When we had nothing, the question of material desires never arose. Why go there? You can’t buy anything, so you don’t need anything. And a certain inner reality began to grow in me during those cave-dwelling years – that as long as I didn’t have material things, it meant I was spiritual.

In other words, there was no question of my having actually refined my feelings – I was living a fantasy: “I can easily push my desires aside and they’ll be transcended.”

Of course, they weren’t transcended; they were in abeyance, waiting to fall on my head.

And then, by a series of events, I married David, and we suddenly needed a place to live. The area around Swami Kriyananda’s house was being redeveloped, and there was a tiny cabin on it, very funky, and Swamiji invited us to come and live next door to him – which, of course, was something highly desirable.

He asked if we could live in this little cabin. So the two of us walked into that cabin, and it immediately didn’t feel like a wholesome place for us to live. It’s odd, because normally I’d have said yes, but it didn’t feel right.

So Swami said, “Well, build a house there.”

There was a dual purpose to this. We didn’t have any money, so Swami said, “Why don’t you travel and lecture, Asha, then you can earn the money.”

I never, ever would have done that, but it was his way of picking me up by the seat of the pants and throwing me out into the world. So I started that work of traveling and lecturing, and it led to where we are today.

Then we had to build our little house. And my husband is a very energetic man. He has a very big aura. And he has taught me a lot, because he doesn’t break the world up into pieces. He doesn’t see material things, non-material, spiritual, non-spiritual. He just emits energy. And that’s what I learned from him; that it’s all energy, and if you live in a nice house, fine, and if you live in another house, fine – it doesn’t make any difference to him, because it’s all just energy.

So Swamiji asked him to build a house. And David has a very refined aesthetic sense, and of course he started designing the Taj Mahal. And finally I had to say, “Honey, I don’t know what incarnation you think we’re in, but it’s not that one, I promise you.”

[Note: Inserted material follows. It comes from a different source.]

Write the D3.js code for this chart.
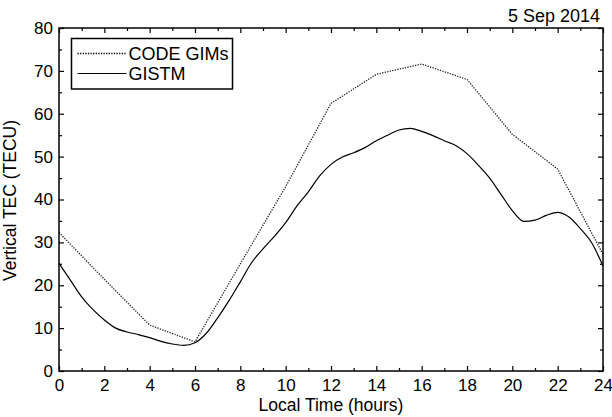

Sometimes I joke with him, that if we’d done all this work for ourselves instead of for God, we’d be very wealthy by now – but not this time.

We whittled the house plans down to the right size, and now it’s the guest house at Crystal Hermitage. It’s a charming little house. But I had this enormous emotional attachment, of all things, to being impoverished.

Most people have an attachment to owning things, but my attachment was to being poor. I had made this little dream narrative that said “As long as she’s poor, she’s spiritual.” As long as people can come to my trailer and say, “How can you live in this tiny little dump?” I can say, “See how spiritual I am.” This was not an inspiration from God. It was an emotion that I had built around my life. A peculiar one, but just as binding as if I had been attached.

Meanwhile, David felt, “Swamiji wants us to build this house, and as devotees it behooves us to reflect the beauty of God. There’s nothing particularly spiritual about having nothing. It can be a sign of not putting out enough energy.”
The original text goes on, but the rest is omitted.